Q: When I first met my partner, she – “Shana” – had all the time in the world for me. Shana even left work, at times, to have an extended “noonie” with me. She was over my place constantly, nightly and on weekends. For at least a year, life was wonderful with Shana. We played, went to restaurants, concerts, movies – you name it. We had time for friends and each other. I felt loved and valued by her, so we had a commitment ceremony and nested together.
But after we moved in together, that all ended. She began working long hours and said she was too tired to go out, have sex, or have time with our friends. It’s like she shot her wad “courting” me and has been at work or flopped out on the sofa ever since.
We get into fights about it and she says that she has had to do more at work because they have let so many people go that those who have remained are working twice as hard and still falling behind. I understand that this is true, but things have changed so dramatically, I feel left out of her life – like she’s not in it anymore other than to sleep, bathe, change her clothes and go back to work. I feel unloved and unimportant to her.
I work at home and it is only a part-time job because that’s what Shana and I decided on when we made our commitment to each other. She’d be the main breadwinner, and I would do half time and take on the other life duties. (I did have a full-time job when we were going together.) We decided on this arrangement because we want to have kids, and also so that I could take care of all the other stuff, like pay bills, clean, cook, shop and eventually childcare. She can’t have children, so I’ll be doing that – we’re starting that process already. However, now I don’t know if I want to have kids with her because of how I am feeling. I don’t want to bring children into my unhappy picture.
I’m tired of waiting by the door to have her come home late, give me a quick kiss, rummage through the refrigerator for food I prepared three hours before, get a plate, hit the sofa, and go to sleep while watching TV, leaving me to clean up her dirty dishes that she left on the coffee table. Sometimes she doesn’t even bother to get up and come to bed with me.
I guess that I have given you the picture. I want to know how I can change it or if I can.
I feel like I signed up for something different than what I have. I love Shana and I want to honor my commitment to her and our relationship, but I’m unhappy.
A: This world offers our lives no guarantees to stay the same – as a matter of fact, we can be pretty sure that life will change. I think that the trick to life is to be able to make successful adaptations to the changes that we encounter as life moves on. This is where you and Shana are now, needing to change to her new demands and stresses at work. You both can either adapt by making each other miserable or by trying to work your situation out so that things are better. I will assume you would prefer the latter.
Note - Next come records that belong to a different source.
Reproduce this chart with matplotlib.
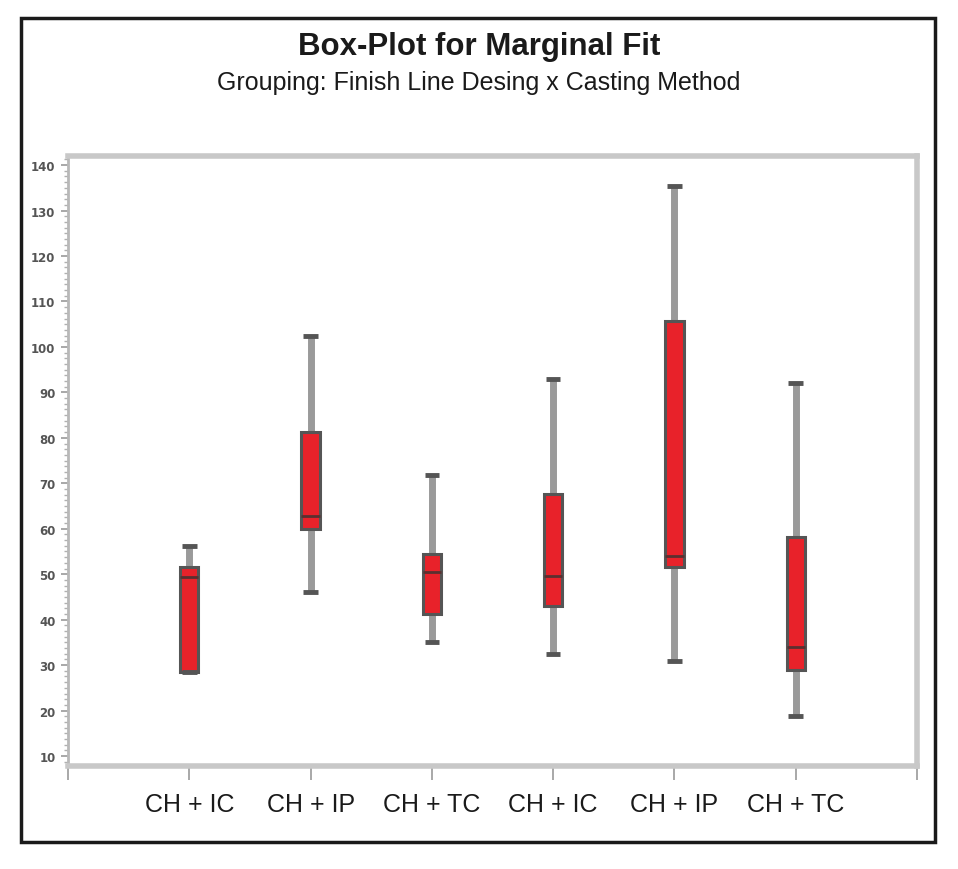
import matplotlib
matplotlib.use("Agg")
import matplotlib.pyplot as plt
from matplotlib.patches import Rectangle
from matplotlib.ticker import MultipleLocator

# ---- data ----
categories = ["CH + IC", "CH + IP", "CH + TC", "CH + IC", "CH + IP", "CH + TC"]
whisker_low = [28.5, 46.0, 35.1, 32.4, 30.9, 18.8]
q1 = [28.5, 59.9, 41.2, 43.0, 51.5, 28.9]
median = [49.3, 62.7, 50.4, 49.6, 54.0, 34.0]
q3 = [51.5, 81.2, 54.5, 67.6, 105.6, 58.1]
whisker_high = [56.2, 102.3, 71.8, 92.9, 135.3, 92.0]
y_ticks = [10, 20, 30, 40, 50, 60, 70, 80, 90, 100, 110, 120, 130, 140]

title = "Box-Plot for Marginal Fit"
subtitle = "Grouping: Finish Line Desing x Casting Method"

fig = plt.figure(figsize=(9.58, 8.7), dpi=100)
W, H = 958, 870

# outer black frame
fig.patches.append(Rectangle((21 / W, 1 - 843 / H), (935 - 21) / W, (843 - 19) / H,
                             transform=fig.transFigure, fill=False,
                             edgecolor="#1a1a1a", linewidth=2.5, zorder=0))

ax = fig.add_axes([68 / W, 1 - 767 / H, (917 - 68) / W, (767 - 157) / H])

stats = []
for i in range(len(categories)):
    stats.append(dict(whislo=whisker_low[i], q1=q1[i], med=median[i],
                      q3=q3[i], whishi=whisker_high[i], label=categories[i]))

ax.bxp(stats, positions=list(range(1, len(categories) + 1)), widths=0.15,
       showfliers=False, patch_artist=True,
       boxprops=dict(facecolor="#e8222a", edgecolor="#555555", linewidth=2.2, zorder=4),
       medianprops=dict(color="#5a3030", linewidth=2.0, zorder=5),
       whiskerprops=dict(color="#9a9a9a", linewidth=5, solid_capstyle="butt", zorder=3),
       capprops=dict(color="#555555", linewidth=3.5, solid_capstyle="butt", zorder=4),
       capwidths=0.12)

ax.set_xlim(0, 7)
ax.set_ylim(7.8, 142)
ax.set_xticks(range(0, 8))
ax.set_xticklabels([""] + categories + [""],
                   fontsize=18, color="#1a1a1a", family="Liberation Sans")
ax.tick_params(axis="x", length=10, width=1.2, color="#9a9a9a", pad=9)

ax.set_yticks(y_ticks)
ax.set_yticklabels([str(v) for v in y_ticks], fontsize=8.5, color="#555555",
                   fontweight="bold")
ax.yaxis.set_minor_locator(MultipleLocator(1.25))
ax.tick_params(axis="y", which="major", length=5, width=1.2, color="#9a9a9a", pad=4)
ax.tick_params(axis="y", which="minor", length=3, width=1.0, color="#b0b0b0")

for side in ["top", "right", "bottom", "left"]:
    ax.spines[side].set_color("#c8c8c8")
    ax.spines[side].set_linewidth(4)
ax.spines["left"].set_linewidth(2)
ax.spines["left"].set_color("#b8b8b8")

fig.text(479 / W, 1 - 47 / H, title, ha="center", va="center",
         fontsize=22.5, fontweight="bold", color="#1a1a1a", family="Liberation Sans")
fig.text(479 / W, 1 - 83 / H, subtitle, ha="center", va="center",
         fontsize=18, color="#1a1a1a", family="Liberation Sans")

fig.savefig("out.png", dpi=100)
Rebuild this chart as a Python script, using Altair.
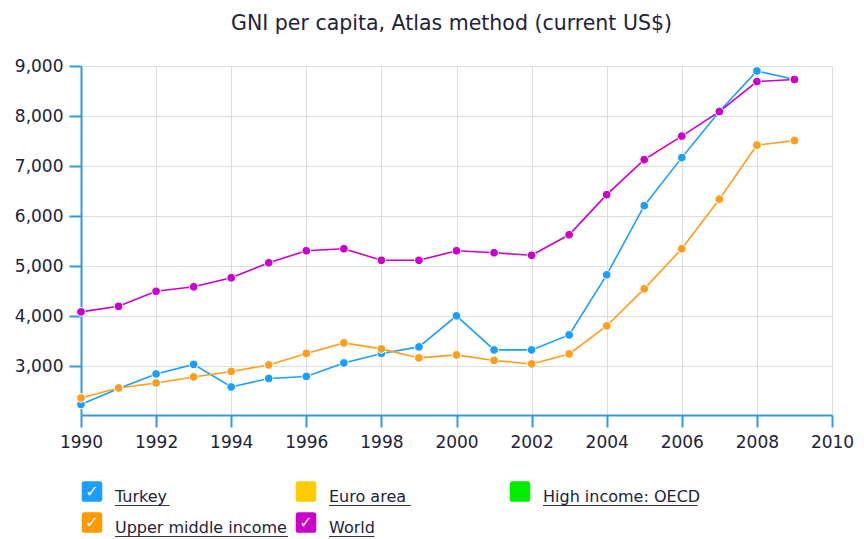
import altair as alt
import pandas as pd

years = list(range(1990, 2010))
turkey = [2240, 2560, 2850, 3040, 2590, 2760, 2800, 3070, 3260, 3390,
          4010, 3330, 3330, 3630, 4830, 6210, 7170, 8090, 8900, 8730]
upper_middle = [2370, 2570, 2670, 2790, 2900, 3030, 3260, 3470, 3350, 3170,
                3230, 3120, 3050, 3250, 3810, 4550, 5350, 6340, 7420, 7510]
world = [4090, 4200, 4500, 4590, 4770, 5070, 5310, 5350, 5120, 5120,
         5310, 5270, 5220, 5630, 6430, 7130, 7600, 8090, 8690, 8730]

series_names = ["Turkey", "Upper middle income", "World"]
series_colors = ["#1a9fff", "#ff9e1a", "#cc00cc"]

legend_labels = ["Turkey", "Euro area", "High income: OECD", "Upper middle income", "World"]
legend_colors = ["#1a9fff", "#ffcc00", "#00ee00", "#ff9900", "#cc00cc"]
legend_checked = [True, False, False, True, True]
legend_col = [0, 1, 2, 0, 1]
legend_row = [0, 0, 0, 1, 1]

x_ticks = list(range(1990, 2011, 2))
y_ticks = [3000, 4000, 5000, 6000, 7000, 8000, 9000]

FONT = "DejaVu Sans"
AXIS_COLOR = "#3399dd"
TEXT_COLOR = "#22223a"
ROUNDED_SQUARE = ("M -1 -0.72 Q -1 -1 -0.72 -1 L 0.72 -1 Q 1 -1 1 -0.72 L 1 0.72 "
                  "Q 1 1 0.72 1 L -0.72 1 Q -1 1 -1 0.72 Z")

rows = []
for name, vals in zip(series_names, [turkey, upper_middle, world]):
    for yr, v in zip(years, vals):
        rows.append({"year": yr, "value": v, "series": name})
df = pd.DataFrame(rows)

W, H = 751, 349

base = alt.Chart(df).encode(
    x=alt.X("year:Q", scale=alt.Scale(domain=[1990, 2010], nice=False),
            axis=alt.Axis(values=x_ticks, format="d", title=None, labelFlush=False)),
    y=alt.Y("value:Q", scale=alt.Scale(domain=[2030, 9000], nice=False, zero=False),
            axis=alt.Axis(values=y_ticks, format=",.0f", title=None, labelFlush=False)),
    color=alt.Color("series:N", scale=alt.Scale(domain=series_names, range=series_colors), legend=None),
    detail="series:N",
)

lines = base.mark_line(strokeWidth=1.6)
points = base.mark_circle(size=75, opacity=1, stroke="white", strokeWidth=1)

main = alt.layer(lines, points).properties(
    width=W, height=H,
    title=alt.TitleParams("GNI per capita, Atlas method (current US$)", font=FONT, fontSize=20.5,
                          fontWeight="normal", color=TEXT_COLOR, offset=23, dx=-5),
)

# legend
SPACING = 214.0
LEFT = 11.0
leg = pd.DataFrame({"label": legend_labels, "color": legend_colors, "checked": legend_checked,
                    "col": legend_col, "row": legend_row})
xs = alt.Scale(domain=[-LEFT / SPACING, (W - LEFT) / SPACING], nice=False, zero=False)
ys = alt.Scale(domain=[-0.5, 1.5], reverse=True, nice=False, zero=False)
lb = alt.Chart(leg).encode(
    x=alt.X("col:Q", scale=xs, axis=None),
    y=alt.Y("row:Q", scale=ys, axis=None),
)
squares = lb.mark_point(shape=ROUNDED_SQUARE, filled=True, size=420, opacity=1).encode(
    color=alt.Color("color:N", scale=None))
checks = lb.transform_filter("datum.checked").mark_text(
    text="✓", color="white", fontSize=16, font=FONT, dy=0)
texts = lb.mark_text(align="left", baseline="middle", dx=23, dy=5, fontSize=16, font=FONT,
                     color=TEXT_COLOR).encode(text="label:N")
underlines = lb.transform_calculate(
    x2=f"datum.col + length(datum.label) * 9.1 / {SPACING}"
).mark_rule(color="#333344", strokeWidth=1, xOffset=23, x2Offset=23, yOffset=14).encode(
    x2="x2:Q")

legend = alt.layer(squares, checks, texts, underlines).properties(width=W, height=62)

chart = alt.vconcat(main, legend, spacing=61, bounds="flush").properties(
    autosize=alt.AutoSizeParams(type="none"),
    padding={"top": 58, "left": 73, "right": 24, "bottom": 473},
).configure_view(stroke=None).configure_axis(
    domainColor=AXIS_COLOR, domainWidth=2, tickColor=AXIS_COLOR, tickWidth=2, tickSize=12,
    gridColor="#dddddd", gridWidth=1, labelFont=FONT, labelFontSize=17, labelColor=TEXT_COLOR,
    labelPadding=6,
).configure_axisX(labelPadding=7)

chart.save("out.html", embed_options={"renderer": "svg", "actions": False})
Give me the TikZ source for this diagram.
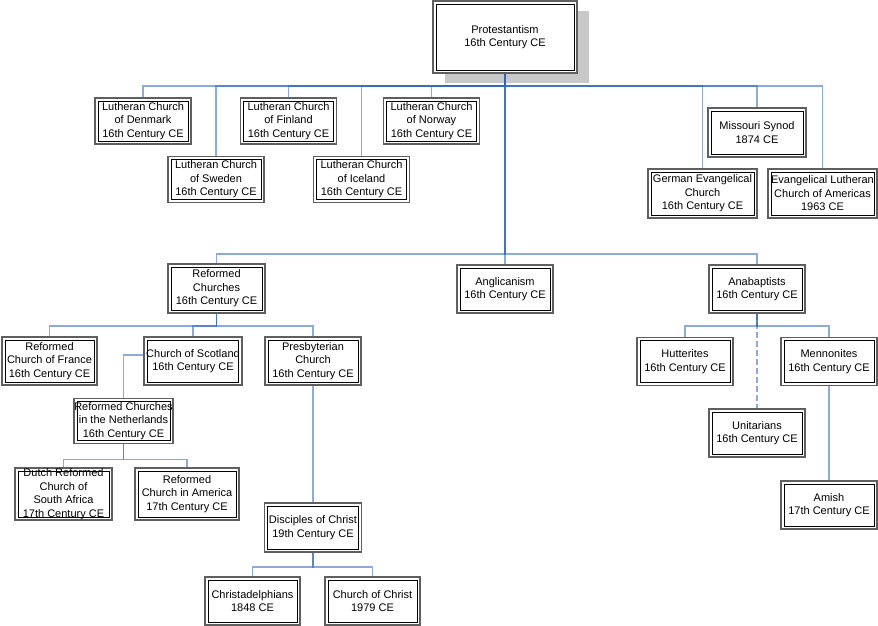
\documentclass[tikz,border=0pt]{standalone}
\usepackage{fontspec}
\setmainfont{Liberation Sans}
\usetikzlibrary{shadows}
\definecolor{boxgray}{RGB}{95,95,95}
\definecolor{linkblue}{RGB}{50,100,190}
\definecolor{shadowgray}{RGB}{200,200,200}

\begin{document}
\begin{tikzpicture}[x=1pt, y=-1pt,
  every node/.style={font=\fontsize{11}{13.5}\selectfont, align=center},
  church/.style={draw=boxgray, line width=1.8pt, fill=white, inner sep=2pt,
    minimum width=96pt, minimum height=48pt,
    path picture={\draw[black, line width=.9pt]
      ([shift={(3pt,3pt)}]path picture bounding box.south west) rectangle
      ([shift={(-3pt,-3pt)}]path picture bounding box.north east);}},
  link/.style={draw=linkblue, line width=1.5pt, opacity=.55}]
\useasboundingbox (0,0) rectangle (878,626);

\node[church, minimum width=144pt, minimum height=72pt,
  drop shadow={shadow xshift=12pt, shadow yshift=-10pt, fill=shadowgray, opacity=1}]
  (prot) at (505,37) {Protestantism\\16th Century CE};

% lutheran row
\foreach \n/\x/\y/\t in {den/143/121/Denmark, swe/216/179.5/Sweden,
  fin/288.5/121/Finland, ice/361.5/179.5/Iceland, nor/431.5/121/Norway}
  \node[church, minimum height=46pt] (\n) at (\x,\y) {Lutheran Church\\of \t\\16th Century CE};
\node[church, minimum width=98pt, minimum height=49pt] (mis) at (757,132.5) {Missouri Synod\\1874 CE};
\node[church, minimum width=109pt, minimum height=49pt] (ger) at (702.5,193.5)
  {German Evangelical\\Church\\16th Century CE};
\node[church, minimum width=109pt, minimum height=49pt] (elc) at (822.5,193.5)
  {Evangelical Lutheran\\Church of Americas\\1963 CE};

% middle row
\node[church, minimum width=97pt, minimum height=49pt] (ref) at (216.5,288.5) {Reformed\\Churches\\16th Century CE};
\node[church] (ang) at (505,289) {Anglicanism\\16th Century CE};
\node[church] (ana) at (757,289) {Anabaptists\\16th Century CE};

\node[church, minimum width=95pt] (fra) at (49.5,361) {Reformed\\Church of France\\16th Century CE};
\node[church] (sco) at (193,361) {Church of Scotland\\16th Century CE};
\node[church] (pre) at (313,361) {Presbyterian\\Church\\16th Century CE};
\node[church] (hut) at (685,361.5) {Hutterites\\16th Century CE};
\node[church] (men) at (829,361.5) {Mennonites\\16th Century CE};
\node[church] (uni) at (757,433) {Unitarians\\16th Century CE};
\node[church] (ami) at (829,505) {Amish\\17th Century CE};

\node[church, minimum width=99pt, minimum height=45pt, inner sep=0pt] (net) at (123.5,421)
  {Reformed Churches\\in the Netherlands\\16th Century CE};
\node[church, minimum width=97pt, minimum height=52pt, inner sep=0pt] (dut) at (63.5,494)
  {Dutch Reformed\\Church of\\South Africa\\17th Century CE};
\node[church, minimum width=104pt, minimum height=52pt] (rca) at (187,494)
  {Reformed\\Church in America\\17th Century CE};
\node[church, minimum width=97pt, minimum height=49pt] (dis) at (313,527.5) {Disciples of Christ\\19th Century CE};
\node[church, minimum width=95pt] (chd) at (252.5,601) {Christadelphians\\1848 CE};
\node[church, minimum width=95pt] (coc) at (372.5,601) {Church of Christ\\1979 CE};

% connectors
\foreach \c in {den,swe,fin,ice,nor,ger,mis,elc}
  \draw[link] (prot.south) -- ++(0,12) -| (\c.north);
\foreach \c in {ref,ang,ana}
  \draw[link] (prot.south) -- ++(0,180) -| (\c.north);
\foreach \c in {fra,sco,pre}
  \draw[link] (ref.south) -- ++(0,12) -| (\c.north);
\foreach \c in {hut,men}
  \draw[link] (ana.south) -- ++(0,12) -| (\c.north);
\draw[link, dash pattern=on 6pt off 3pt] (ana.south) -- (uni.north);
\draw[link] (men.south) -- (ami.north);
\draw[link] ([yshift=6pt]sco.west) -| (net.north);
\draw[link] (pre.south) -- (dis.north);
\foreach \c in {dut,rca}
  \draw[link] (net.south) -- ++(0,15) -| (\c.north);
\foreach \c in {chd,coc}
  \draw[link] (dis.south) -- ++(0,14) -| (\c.north);

\end{tikzpicture}
\end{document}
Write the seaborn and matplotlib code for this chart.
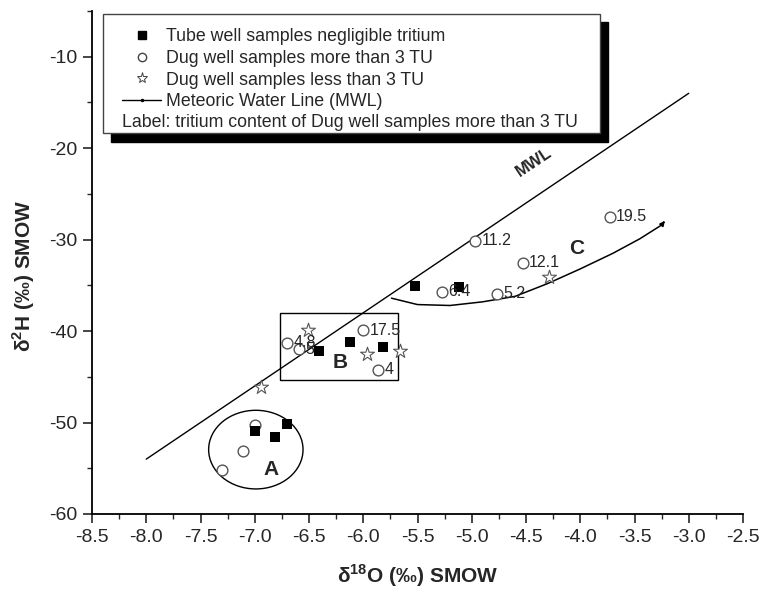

So, instead of fighting over what’s going on, work on ways that Shana can give you time, but also with your respecting her new work situation and her fatigue from working.
As you are feeling abandoned and unloved, find out what she’s feeling. My guess is that she’s feeling a lot of pressure to be viewed as “necessary” at her job so she doesn’t lose it–these are tough times and the threat of losing one’s job hangs over those who haven’t already lost it. She also must feel the stress of being the main breadwinner in the family and your plans for children. After you both have listened to each other, it will be time to figure out how she can work in some time for you. Even if she’s fatigued, it’s not good for her physical or mental health to be continually flopped out on the sofa. She needs to renew herself with some good things outside of work; she’ll be a better employee if she takes care of her relationships and herself. If you can’t do this on your own, find a good couple’s counselor to help you.